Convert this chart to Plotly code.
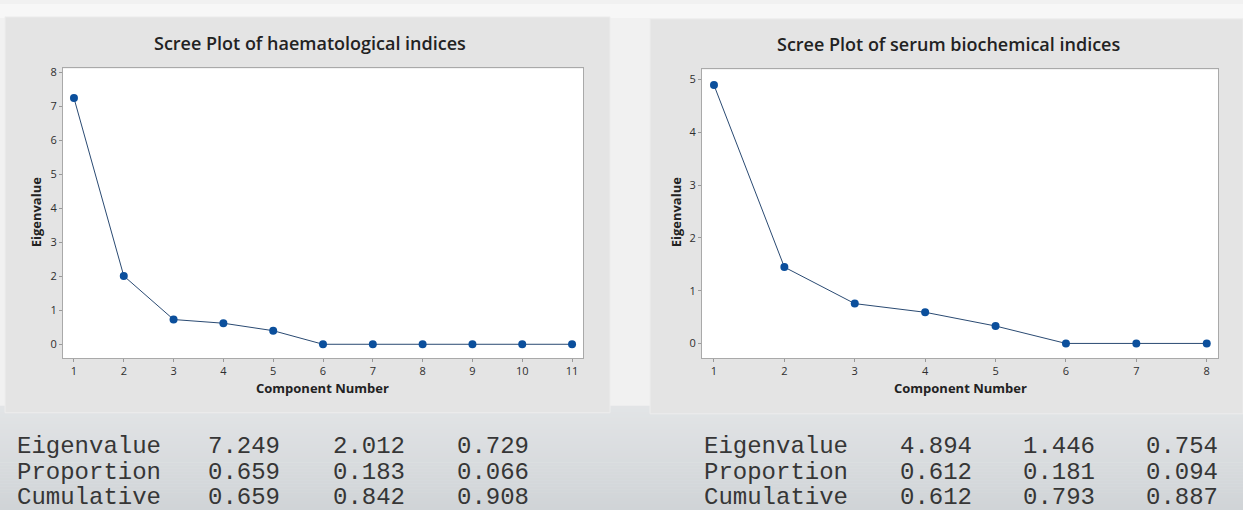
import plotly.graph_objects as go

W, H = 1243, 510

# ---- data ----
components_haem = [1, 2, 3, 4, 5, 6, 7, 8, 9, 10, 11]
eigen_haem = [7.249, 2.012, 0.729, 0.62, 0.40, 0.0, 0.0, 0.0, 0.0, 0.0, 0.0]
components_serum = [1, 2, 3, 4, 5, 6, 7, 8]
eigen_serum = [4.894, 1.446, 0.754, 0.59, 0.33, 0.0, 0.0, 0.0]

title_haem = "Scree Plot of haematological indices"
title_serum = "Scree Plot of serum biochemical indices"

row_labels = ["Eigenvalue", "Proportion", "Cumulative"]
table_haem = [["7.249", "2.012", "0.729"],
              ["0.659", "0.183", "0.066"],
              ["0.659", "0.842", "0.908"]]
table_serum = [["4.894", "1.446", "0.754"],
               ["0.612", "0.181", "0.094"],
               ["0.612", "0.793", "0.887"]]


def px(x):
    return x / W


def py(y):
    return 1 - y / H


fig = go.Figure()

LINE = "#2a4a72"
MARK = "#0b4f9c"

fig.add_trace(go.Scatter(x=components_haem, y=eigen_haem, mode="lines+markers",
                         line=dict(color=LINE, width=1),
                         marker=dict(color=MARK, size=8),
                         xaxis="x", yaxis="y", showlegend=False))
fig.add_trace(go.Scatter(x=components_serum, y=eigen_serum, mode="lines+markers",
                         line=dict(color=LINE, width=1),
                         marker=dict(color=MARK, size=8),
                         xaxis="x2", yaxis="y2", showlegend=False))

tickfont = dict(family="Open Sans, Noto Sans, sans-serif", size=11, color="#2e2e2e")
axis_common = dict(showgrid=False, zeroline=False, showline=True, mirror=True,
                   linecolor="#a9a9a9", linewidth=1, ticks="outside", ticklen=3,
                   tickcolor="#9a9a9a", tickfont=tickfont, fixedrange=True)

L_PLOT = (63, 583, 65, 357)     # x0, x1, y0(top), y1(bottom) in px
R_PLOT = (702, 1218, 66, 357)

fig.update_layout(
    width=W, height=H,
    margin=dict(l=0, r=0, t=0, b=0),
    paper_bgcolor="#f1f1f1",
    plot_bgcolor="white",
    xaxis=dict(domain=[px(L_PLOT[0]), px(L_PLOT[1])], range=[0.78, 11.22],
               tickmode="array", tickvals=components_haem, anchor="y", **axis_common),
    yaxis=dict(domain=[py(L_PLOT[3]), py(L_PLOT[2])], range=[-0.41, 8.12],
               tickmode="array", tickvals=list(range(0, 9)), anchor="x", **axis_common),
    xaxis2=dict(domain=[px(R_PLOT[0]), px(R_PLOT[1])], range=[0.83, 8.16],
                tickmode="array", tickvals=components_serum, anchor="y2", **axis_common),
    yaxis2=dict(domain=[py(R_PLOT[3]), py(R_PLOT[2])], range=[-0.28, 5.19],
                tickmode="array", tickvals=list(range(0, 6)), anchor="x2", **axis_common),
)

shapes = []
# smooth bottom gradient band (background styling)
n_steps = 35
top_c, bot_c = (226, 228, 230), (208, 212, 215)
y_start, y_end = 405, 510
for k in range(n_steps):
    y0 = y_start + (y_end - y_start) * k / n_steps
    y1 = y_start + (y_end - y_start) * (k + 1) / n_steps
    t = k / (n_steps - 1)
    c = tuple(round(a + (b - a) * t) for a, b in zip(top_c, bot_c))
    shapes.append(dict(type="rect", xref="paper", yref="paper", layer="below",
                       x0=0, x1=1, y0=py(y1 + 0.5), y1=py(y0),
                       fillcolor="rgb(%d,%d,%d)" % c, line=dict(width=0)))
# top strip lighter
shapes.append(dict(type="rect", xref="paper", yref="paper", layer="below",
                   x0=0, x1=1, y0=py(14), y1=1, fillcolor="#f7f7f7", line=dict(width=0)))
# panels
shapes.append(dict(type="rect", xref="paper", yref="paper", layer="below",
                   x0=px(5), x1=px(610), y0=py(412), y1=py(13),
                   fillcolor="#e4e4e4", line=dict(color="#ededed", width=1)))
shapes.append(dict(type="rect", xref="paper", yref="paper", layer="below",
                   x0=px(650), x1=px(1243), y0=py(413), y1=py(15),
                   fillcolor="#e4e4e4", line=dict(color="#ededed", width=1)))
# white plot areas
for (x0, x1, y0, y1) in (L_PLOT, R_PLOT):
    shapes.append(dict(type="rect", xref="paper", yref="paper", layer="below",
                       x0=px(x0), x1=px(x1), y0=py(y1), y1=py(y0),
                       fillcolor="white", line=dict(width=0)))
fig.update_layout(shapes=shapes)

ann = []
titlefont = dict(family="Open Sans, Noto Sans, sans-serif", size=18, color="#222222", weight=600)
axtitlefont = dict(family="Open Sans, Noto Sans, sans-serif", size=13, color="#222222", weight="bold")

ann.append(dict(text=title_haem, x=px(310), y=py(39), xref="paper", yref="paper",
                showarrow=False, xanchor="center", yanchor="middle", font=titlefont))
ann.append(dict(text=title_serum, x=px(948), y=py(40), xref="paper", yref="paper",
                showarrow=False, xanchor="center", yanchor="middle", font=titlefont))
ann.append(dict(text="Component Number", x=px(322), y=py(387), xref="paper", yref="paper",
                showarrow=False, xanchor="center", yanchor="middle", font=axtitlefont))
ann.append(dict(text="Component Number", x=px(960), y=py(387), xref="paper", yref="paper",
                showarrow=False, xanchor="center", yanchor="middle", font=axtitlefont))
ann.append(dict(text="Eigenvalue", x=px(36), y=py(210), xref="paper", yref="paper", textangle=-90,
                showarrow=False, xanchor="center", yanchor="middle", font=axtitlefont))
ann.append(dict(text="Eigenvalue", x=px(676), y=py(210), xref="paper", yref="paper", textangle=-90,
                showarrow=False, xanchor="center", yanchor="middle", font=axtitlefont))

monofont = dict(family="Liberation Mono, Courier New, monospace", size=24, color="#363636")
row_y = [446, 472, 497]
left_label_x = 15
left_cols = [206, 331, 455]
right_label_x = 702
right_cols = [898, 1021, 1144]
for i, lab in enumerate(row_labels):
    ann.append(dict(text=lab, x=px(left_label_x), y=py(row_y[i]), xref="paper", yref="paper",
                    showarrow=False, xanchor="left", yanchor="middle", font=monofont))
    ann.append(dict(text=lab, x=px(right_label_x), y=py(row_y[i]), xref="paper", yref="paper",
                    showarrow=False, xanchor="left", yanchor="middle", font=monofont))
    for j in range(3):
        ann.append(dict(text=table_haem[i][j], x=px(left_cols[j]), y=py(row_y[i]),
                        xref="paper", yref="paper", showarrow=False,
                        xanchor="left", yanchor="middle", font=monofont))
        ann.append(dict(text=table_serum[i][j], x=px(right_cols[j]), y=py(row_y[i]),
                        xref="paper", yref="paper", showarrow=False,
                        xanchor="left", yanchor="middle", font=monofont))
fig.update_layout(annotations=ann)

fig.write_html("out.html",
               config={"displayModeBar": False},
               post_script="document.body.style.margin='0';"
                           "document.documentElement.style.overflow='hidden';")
..............................
• _EXERCISE REQUIREMENTS_
Return only the lines from the start of the data through the line that contains "W, H = 1243, 510", please, copying them exactly and omitting all pictures.

• _CORRECT RESPONSE_
Convert this chart to Plotly code.
import plotly.graph_objects as go

W, H = 1243, 510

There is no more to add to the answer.